▸ WORK TO DO: Here is the task for the listing below: output exactly the lines from the one containing "Convert this chart to matplotlib code." through the one containing "plt.rcParams['font.family'] = ['Liberation", and leave out the pictures.

[START OF DATASET EXCERPTS]

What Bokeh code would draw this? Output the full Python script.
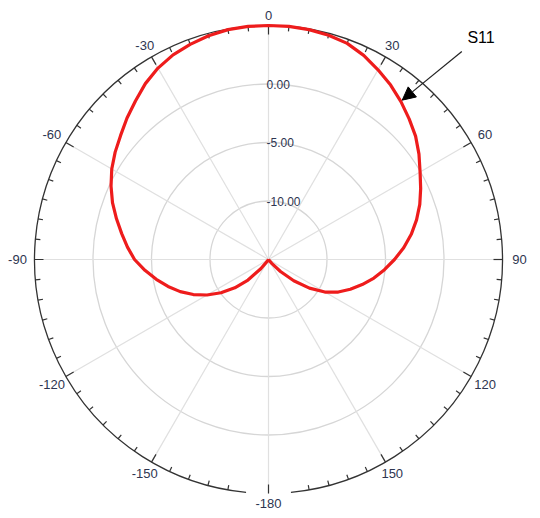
import math
from bokeh.plotting import figure
from bokeh.models import Range1d, Arrow, NormalHead
from bokeh.core.properties import value
from bokeh.embed import file_html
from bokeh.resources import INLINE

# ---- data ----
angles_deg = list(range(-180, 185, 5))
s11_db = [-25, -25, -25, -25, -25, -25, -20, -14.83, -13.97, -12.52, -11.24, -10.04,
          -8.93, -7.91, -6.97, -6.11, -5.26, -4.40, -3.55, -2.90, -2.26, -1.55, -0.81,
          -0.15, 0.47, 1.00, 1.50, 2.10, 2.69, 3.35, 3.89, 4.30, 4.57, 4.80, 4.95, 5.00,
          5.00, 5.00, 4.95, 4.85, 4.66, 4.25, 3.72, 3.20, 2.61, 2.00, 1.41, 0.70, -0.04,
          -0.65, -1.24, -1.90, -2.61, -3.40, -4.23, -5.05, -5.85, -6.71, -7.56, -8.42,
          -9.44, -10.73, -12.18, -13.55, -14.57, -15.5, -20, -25, -25, -25, -25, -25, -25]
ring_db = [-10.0, -5.0, 0.0]
ring_labels = ["-10.00", "-5.00", "0.00"]
spoke_angles = [0, 30, 60, 90, 120, 150, 180, 210, 240, 270, 300, 330]
angle_labels = ["0", "30", "60", "90", "120", "150", "-180", "-150", "-120", "-90", "-60", "-30"]
series_name = "S11"

# ---- polar scale ----
R_MIN_DB, R_MAX_DB = -15.0, 5.0
R_OUT = 234.0


def rad(db):
    return max(db - R_MIN_DB, 0.0) / (R_MAX_DB - R_MIN_DB) * R_OUT


def xy(theta_deg, r):
    t = math.radians(theta_deg)
    return r * math.sin(t), r * math.cos(t)


p = figure(width=540, height=518, output_backend="svg", toolbar_location=None,
           x_range=Range1d(-268, 272), y_range=Range1d(-259, 259),
           min_border=0, match_aspect=False)
p.axis.visible = False
p.grid.visible = False
p.outline_line_color = None
p.background_fill_color = "white"
p.border_fill_color = "white"

# rings
for db in ring_db:
    p.circle(x=0, y=0, radius=rad(db), fill_color=None, line_color="#D6D6D6", line_width=1.3)

# spokes
sx, sy = [], []
for a in spoke_angles:
    x1, y1 = xy(a, R_OUT)
    sx.append([0, x1]); sy.append([0, y1])
p.multi_line(xs=sx, ys=sy, line_color="#E0E0E0", line_width=1.2)

# outer circle with gap at bottom
p.arc(x=0, y=0, radius=R_OUT, start_angle=math.radians(-84.5), end_angle=math.radians(264.5),
      direction="anticlock", line_color="#333333", line_width=1.3)

# ticks every 5 deg
tx, ty = [], []
for a in range(0, 360, 5):
    if a in (175, 185):
        continue
    L = 9 if a % 30 == 0 else 5
    x0, y0 = xy(a, R_OUT)
    x1, y1 = xy(a, R_OUT - L)
    tx.append([x0, x1]); ty.append([y0, y1])
p.multi_line(xs=tx, ys=ty, line_color="#333333", line_width=1.2)

# angle labels
lx, ly = [], []
for a in spoke_angles:
    r = 244 + 7 * abs(math.sin(math.radians(a)))
    x, y = xy(a, r)
    lx.append(x); ly.append(y)
p.text(x=lx, y=ly, text=angle_labels, text_align="center", text_baseline="middle",
       text_font=value("Liberation Sans"), text_font_size="13px", text_color="#2E3550")

# ring labels
p.text(x=[-2] * 3, y=[rad(d) for d in ring_db], text=ring_labels, text_align="left",
       text_baseline="middle", text_font=value("Liberation Sans"), text_font_size="12px",
       text_color="#2E3550")

# curve
cx, cy = [], []
for a, d in zip(angles_deg, s11_db):
    x, y = xy(a, rad(d))
    cx.append(x); cy.append(y)
p.line(cx, cy, line_color="#EE1C1C", line_width=3.2, line_join="round")

# annotation
tip_x, tip_y = xy(40, rad(s11_db[angles_deg.index(40)]) + 2)
st_x, st_y = xy(42.9, 284)
p.add_layout(Arrow(end=NormalHead(size=13, fill_color="black", line_color="black"),
                   x_start=st_x, y_start=st_y, x_end=tip_x, y_end=tip_y,
                   line_color="#222222", line_width=1.2))
lab_x, lab_y = xy(43.5, 303)
p.text(x=[lab_x + 4], y=[lab_y + 2], text=[series_name], text_align="center", text_baseline="middle",
       text_font=value("Liberation Sans"), text_font_size="16px", text_color="black")

open("out.html", "w").write(file_html(p, INLINE))
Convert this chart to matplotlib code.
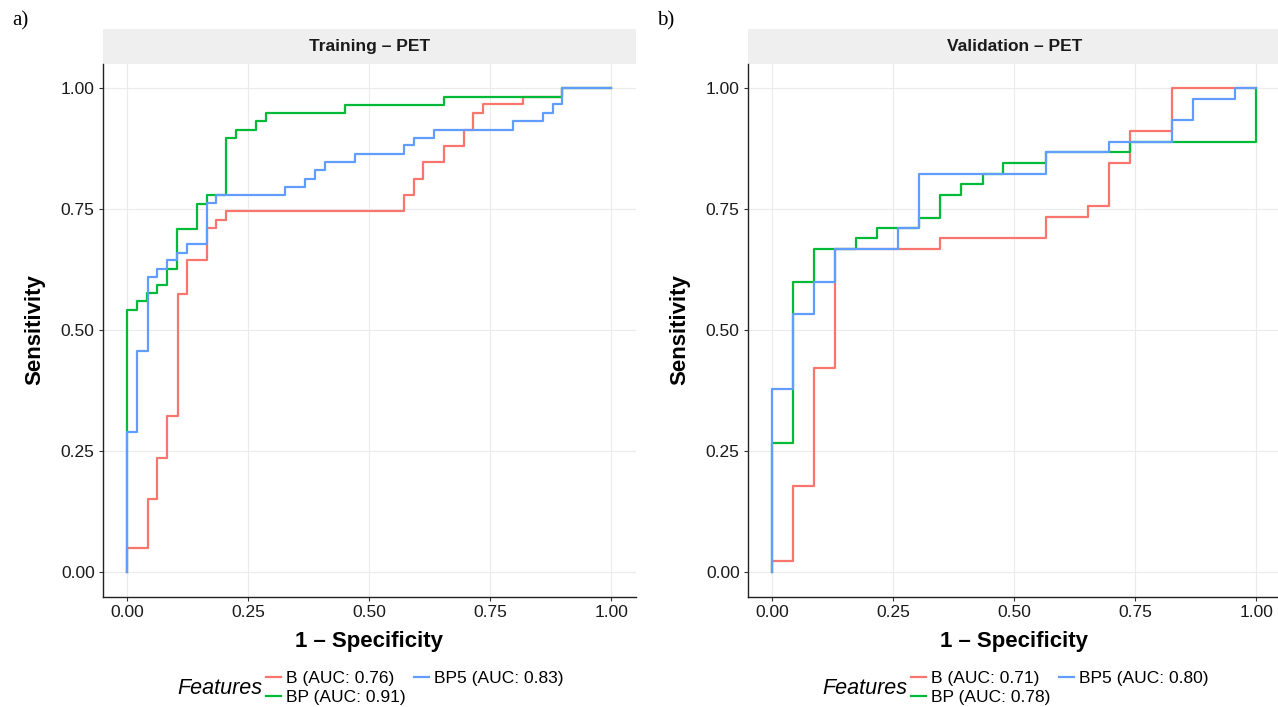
import matplotlib
matplotlib.use('Agg')
import matplotlib.pyplot as plt
from matplotlib.lines import Line2D
from matplotlib.patches import Rectangle

plt.rcParams['font.family'] = ['Liberation Sans', 'DejaVu Sans']

# ROC step corners (1 - specificity, sensitivity)
# Training - PET
tr_b_fpr = [0, 0.042, 0.062, 0.083, 0.104, 0.123, 0.165, 0.184, 0.204, 0.572, 0.592,
            0.612, 0.655, 0.696, 0.715, 0.736, 0.818, 0.898, 1.0]
tr_b_tpr = [0, 0.051, 0.152, 0.237, 0.322, 0.576, 0.645, 0.711, 0.729, 0.746, 0.779,
            0.813, 0.848, 0.881, 0.915, 0.949, 0.968, 0.983, 1.0]
tr_bp_fpr = [0, 0.021, 0.041, 0.062, 0.082, 0.103, 0.144, 0.165, 0.204, 0.225, 0.266,
             0.287, 0.450, 0.654, 0.898, 1.0]
tr_bp_tpr = [0, 0.543, 0.560, 0.577, 0.593, 0.627, 0.710, 0.762, 0.779, 0.898, 0.915,
             0.932, 0.949, 0.966, 0.983, 1.0]
tr_bp5_fpr = [0, 0.021, 0.042, 0.062, 0.082, 0.103, 0.123, 0.165, 0.184, 0.326, 0.368,
              0.388, 0.409, 0.470, 0.572, 0.592, 0.633, 0.797, 0.858, 0.879, 0.898, 1.0]
tr_bp5_tpr = [0, 0.289, 0.457, 0.610, 0.627, 0.645, 0.660, 0.678, 0.763, 0.779, 0.796,
              0.813, 0.831, 0.848, 0.865, 0.882, 0.898, 0.915, 0.932, 0.949, 0.967, 1.0]

# Validation - PET
va_b_fpr = [0, 0.043, 0.087, 0.130, 0.347, 0.565, 0.652, 0.696, 0.739, 0.826, 1.0]
va_b_tpr = [0, 0.023, 0.179, 0.423, 0.668, 0.690, 0.735, 0.757, 0.845, 0.912, 1.0]
va_bp_fpr = [0, 0.043, 0.086, 0.173, 0.217, 0.304, 0.347, 0.391, 0.435, 0.477, 0.565,
             0.739, 1.0, 1.0]
va_bp_tpr = [0, 0.268, 0.600, 0.668, 0.690, 0.712, 0.733, 0.779, 0.802, 0.823, 0.845,
             0.868, 0.890, 1.0]
va_bp5_fpr = [0, 0.043, 0.086, 0.130, 0.260, 0.304, 0.565, 0.696, 0.826, 0.869, 0.956, 1.0]
va_bp5_tpr = [0, 0.378, 0.534, 0.600, 0.668, 0.712, 0.823, 0.868, 0.890, 0.934, 0.978, 1.0]

tr_labels = ['B (AUC: 0.76)', 'BP (AUC: 0.91)', 'BP5 (AUC: 0.83)']
va_labels = ['B (AUC: 0.71)', 'BP (AUC: 0.78)', 'BP5 (AUC: 0.80)']
colors = ['#F8766D', '#00BA38', '#619CFF']
ticks = [0, 0.25, 0.5, 0.75, 1.0]
tick_labels = ['0.00', '0.25', '0.50', '0.75', '1.00']

W, H = 1278, 707
fig = plt.figure(figsize=(W / 100, H / 100), dpi=100)

panels = [
    ('Training \u2013 PET', 'a)', [(tr_b_fpr, tr_b_tpr), (tr_bp_fpr, tr_bp_tpr), (tr_bp5_fpr, tr_bp5_tpr)], tr_labels, 0),
    ('Validation \u2013 PET', 'b)', [(va_b_fpr, va_b_tpr), (va_bp_fpr, va_bp_tpr), (va_bp5_fpr, va_bp5_tpr)], va_labels, 645),
]

for title, tag, curves, labels, dx in panels:
    ax = fig.add_axes([(103 + dx) / W, (H - 596.5) / H, 532.5 / W, 532.3 / H])
    for (fx, ty), c in zip(curves, colors):
        ax.plot(fx, ty, drawstyle='steps-pre', color=c, lw=1.6)
    ax.set_xlim(-0.05, 1.05)
    ax.set_ylim(-0.05, 1.05)
    ax.set_xticks(ticks)
    ax.set_xticklabels(tick_labels)
    ax.set_yticks(ticks)
    ax.set_yticklabels(tick_labels)
    ax.grid(True, color='#EBEBEB', lw=0.8)
    ax.set_axisbelow(True)
    for s in ['top', 'right']:
        ax.spines[s].set_visible(False)
    for s in ['left', 'bottom']:
        ax.spines[s].set_color('#222222')
        ax.spines[s].set_linewidth(1.0)
    ax.tick_params(length=3, width=0.8, color='#333333', pad=3,
                   labelsize=12.5, labelcolor='#1A1A1A')

    # facet strip
    ax.add_patch(Rectangle((0, 1), 1, 35 / 532.3, transform=ax.transAxes,
                           facecolor='#EFEFEF', edgecolor='none', clip_on=False))
    ax.text(0.5, 1 + 17.5 / 532.3, title, transform=ax.transAxes, ha='center',
            va='center', fontsize=12.5, fontweight='bold', color='#1A1A1A')

    fig.text((12 + dx) / W, 1 - 21 / H, tag, ha='left', va='center', fontsize=15,
             family=['Liberation Serif', 'DejaVu Serif'])
    fig.text((35 + dx) / W, 1 - 330 / H, 'Sensitivity', rotation=90, ha='center',
             va='center', fontsize=16, fontweight='bold')
    fig.text((369 + dx) / W, 1 - 641 / H, '1 \u2013 Specificity', ha='center',
             va='center', fontsize=16, fontweight='bold')

    # legend
    fig.text((177 + dx) / W, 1 - 688 / H, 'Features', ha='left', va='center',
             fontsize=15.5, style='italic')
    handles = [Line2D([], [], color=c, lw=1.6) for c in colors]
    fig.legend(handles, labels, ncol=2, loc='center left',
               bbox_to_anchor=((266 + dx) / W, 1 - 688 / H), frameon=False,
               fontsize=12.5, handlelength=0.85, handletextpad=0.3,
               columnspacing=0.5, labelspacing=0.18, borderpad=0, borderaxespad=0)

fig.savefig('out.png', dpi=100)
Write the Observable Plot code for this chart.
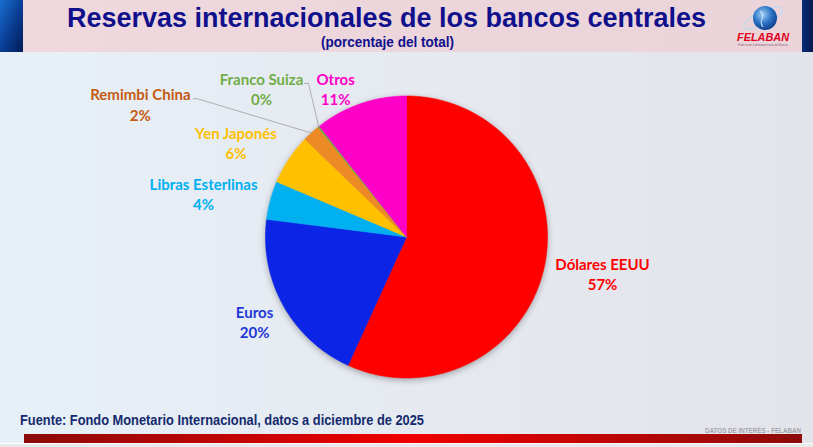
<!DOCTYPE html>
<html><head><meta charset="utf-8">
<script src="https://cdn.jsdelivr.net/npm/d3@7"></script>
<script src="https://cdn.jsdelivr.net/npm/@observablehq/plot@0.6"></script>
<style>
html,body{margin:0;padding:0;}
body{width:813px;height:447px;overflow:hidden;background:linear-gradient(90deg,#e7f0f8 0%,#e6eaf1 45%,#e3e4ea 100%);font-family:Lato,sans-serif;}
#header{width:813px;height:52px;display:block;}
#chart{width:813px;height:358px;}
#footer{width:813px;height:37px;}
svg{display:block;}
</style></head><body>
<svg id="header" width="813" height="52">
  <defs>
    <linearGradient id="hdr" x1="0" x2="1"><stop offset="0" stop-color="#efd8de"/><stop offset="0.5" stop-color="#ecd5db"/><stop offset="1" stop-color="#ead4da"/></linearGradient>
    <linearGradient id="lb" x1="0" y1="0" x2="1" y2="1"><stop offset="0" stop-color="#1a6fd0"/><stop offset="0.5" stop-color="#0a3f96"/><stop offset="1" stop-color="#021a55"/></linearGradient>
    <linearGradient id="rb" x1="0" x2="1"><stop offset="0" stop-color="#0a2d78"/><stop offset="1" stop-color="#041a4e"/></linearGradient>
    <radialGradient id="globe" cx="0.4" cy="0.35" r="0.7"><stop offset="0" stop-color="#9fd0f5"/><stop offset="0.55" stop-color="#2a72c4"/><stop offset="1" stop-color="#0d3a86"/></radialGradient>
  </defs>
  <rect x="0" y="0" width="813" height="52" fill="url(#hdr)"/>
  <rect x="0" y="0" width="23" height="52" fill="url(#lb)"/>
  <rect x="802" y="0" width="11" height="52" fill="url(#rb)"/>
  <text id="title" x="386.5" y="27" text-anchor="middle" textLength="639" lengthAdjust="spacingAndGlyphs" font-family="'Liberation Sans Narrow','Arial Narrow','Liberation Sans',sans-serif" font-weight="bold" font-size="27" fill="#10108c">Reservas internacionales de los bancos centrales</text>
  <text x="387.5" y="47" text-anchor="middle" textLength="133" lengthAdjust="spacingAndGlyphs" font-family="'Liberation Sans Narrow','Arial Narrow','Liberation Sans',sans-serif" font-weight="bold" font-size="14" fill="#10108c">(porcentaje del total)</text>
  <g>
    <ellipse cx="763" cy="18" rx="21" ry="7" fill="none" stroke="#c9d7ea" stroke-width="1.5" transform="rotate(-25 763 18)"/>
    <circle cx="765" cy="18" r="12" fill="url(#globe)"/>
    <path d="M760 11 q4 3 2 8 q-2 4 1 8" fill="none" stroke="#dcecfa" stroke-width="1.2" opacity="0.8"/>
    <text x="763" y="41" text-anchor="middle" font-family="'Liberation Sans',Arial,sans-serif" font-style="italic" font-weight="bold" font-size="11" fill="#e3001b" textLength="52" lengthAdjust="spacingAndGlyphs">FELABAN</text>
    <text x="763" y="45.5" text-anchor="middle" font-family="'Liberation Sans',Arial,sans-serif" font-size="2.6" fill="#8a6070" textLength="50" lengthAdjust="spacingAndGlyphs">Federación Latinoamericana de Bancos</text>
  </g>
</svg>
<div id="chart"></div>
<svg id="footer" width="813" height="37">
  <defs>
    <linearGradient id="bar" x1="0" x2="1"><stop offset="0" stop-color="#8c0a0a"/><stop offset="0.5" stop-color="#f00000"/><stop offset="1" stop-color="#8c0a0a"/></linearGradient>
  </defs>
  <text x="20" y="15" font-family="'Liberation Sans Narrow','Arial Narrow','Liberation Sans',sans-serif" font-weight="bold" font-size="14" fill="#142a6e" textLength="404" lengthAdjust="spacingAndGlyphs">Fuente: Fondo Monetario Internacional, datos a diciembre de 2025</text>
  <text x="801" y="22.5" text-anchor="end" font-family="'Liberation Sans Narrow','Arial Narrow','Liberation Sans',sans-serif" font-weight="bold" font-size="7" fill="#a3a4ad" textLength="96" lengthAdjust="spacingAndGlyphs">DATOS DE INTERÉS - FELABAN</text>
  <rect x="24" y="24" width="778" height="9" fill="url(#bar)"/>
  <rect x="0" y="33" width="813" height="1" fill="#ffffff"/>
  <rect x="0" y="34" width="813" height="3" fill="#e9e9ec"/>
</svg>
<script>
// ---- data ----
const categories = ["Dólares EEUU", "Euros", "Libras Esterlinas", "Yen Japonés", "Remimbi China", "Franco Suiza", "Otros"];
const shares = [56.8, 20.2, 4.4, 5.8, 2.0, 0.2, 10.6];
const pctLabels = ["57%", "20%", "4%", "6%", "2%", "0%", "11%"];

// ---- styles ----
const sliceColors = ["#ff0000", "#0b24e6", "#00b0f0", "#ffc000", "#ed8a25", "#70ad47", "#ff00c8"];
const labelColors = ["#ff0000", "#1f38d8", "#00b0f0", "#ffc000", "#c55a11", "#70ad47", "#ff00c8"];

// ---- layout (label angle in degrees clockwise from top, radius in pie radii) ----
const R = 141;            // pie radius in px
const W = 813, H = 358;   // svg size
const CX = 406, CY = 184.5; // pie centre in svg px
const labelAngle = [100.5, 240.9, 282.1, 299, 296.6, 315.7, 334.5];
const labelRadius = [1.414, 1.233, 1.472, 1.383, 2.111, 1.472, 1.167];
const leaderEnd = [null, null, null, null, [53, -5], [43, -5], null]; // px offset from label centre

const pie = d3.pie().sort(null).value(d => d)(shares);

const slicePts = [];
pie.forEach((a, i) => {
  const name = categories[i], color = sliceColors[i];
  slicePts.push({name, color, x: 0, y: 0});
  const n = Math.max(2, Math.ceil((a.endAngle - a.startAngle) / (Math.PI / 360)));
  for (let k = 0; k <= n; k++) {
    const t = a.startAngle + (a.endAngle - a.startAngle) * k / n;
    slicePts.push({name, color, x: Math.sin(t), y: Math.cos(t)});
  }
  slicePts.push({name, color, x: 0, y: 0});
});

const labels = categories.map((name, i) => {
  const t = labelAngle[i] * Math.PI / 180;
  return {name, text: name + "\n" + pctLabels[i], color: labelColors[i],
          x: labelRadius[i] * Math.sin(t), y: labelRadius[i] * Math.cos(t)};
});

const leaders = [];
categories.forEach((name, i) => {
  if (!leaderEnd[i]) return;
  const mid = (pie[i].startAngle + pie[i].endAngle) / 2;
  const L = labels[i];
  const ex = L.x + leaderEnd[i][0] / R, ey = L.y - leaderEnd[i][1] / R;
  leaders.push({name, x: Math.sin(mid), y: Math.cos(mid)});
  leaders.push({name, x: ex + 4 / R, y: ey});
  leaders.push({name, x: ex, y: ey});
});

const chart = Plot.plot({
  width: W, height: H,
  margin: 0,
  style: {background: "transparent", overflow: "visible"},
  x: {axis: null, domain: [-CX / R, (W - CX) / R]},
  y: {axis: null, domain: [-(H - CY) / R, CY / R]},
  color: {type: "identity"},
  marks: [
    Plot.line(slicePts, {x: "x", y: "y", z: "name", fill: "color", stroke: "color", strokeWidth: 0.6}),
    Plot.line(leaders, {x: "x", y: "y", z: "name", stroke: "#a0a0a0", strokeWidth: 0.8}),
    Plot.text(labels, {x: "x", y: "y", text: "text", fill: "color", fontSize: 15, fontWeight: "bold",
      fontFamily: "Lato, 'Open Sans', sans-serif", lineHeight: 1.37, lineAnchor: "middle", textAnchor: "middle"})
  ]
});
const lineGroups = chart.querySelectorAll('g[aria-label="line"]');
if (lineGroups.length) lineGroups[0].style.filter = "drop-shadow(0px 2px 3px rgba(0,0,0,0.3))";
document.getElementById("chart").appendChild(chart);
</script>
</body></html>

[END OF DATASET EXCERPTS]

▸ OUTPUT OF THE TASK:
Convert this chart to matplotlib code.
import matplotlib
matplotlib.use('Agg')
import matplotlib.pyplot as plt
from matplotlib.lines import Line2D
from matplotlib.patches import Rectangle

plt.rcParams['font.family'] = ['Liberation Sans', 'DejaVu Sans']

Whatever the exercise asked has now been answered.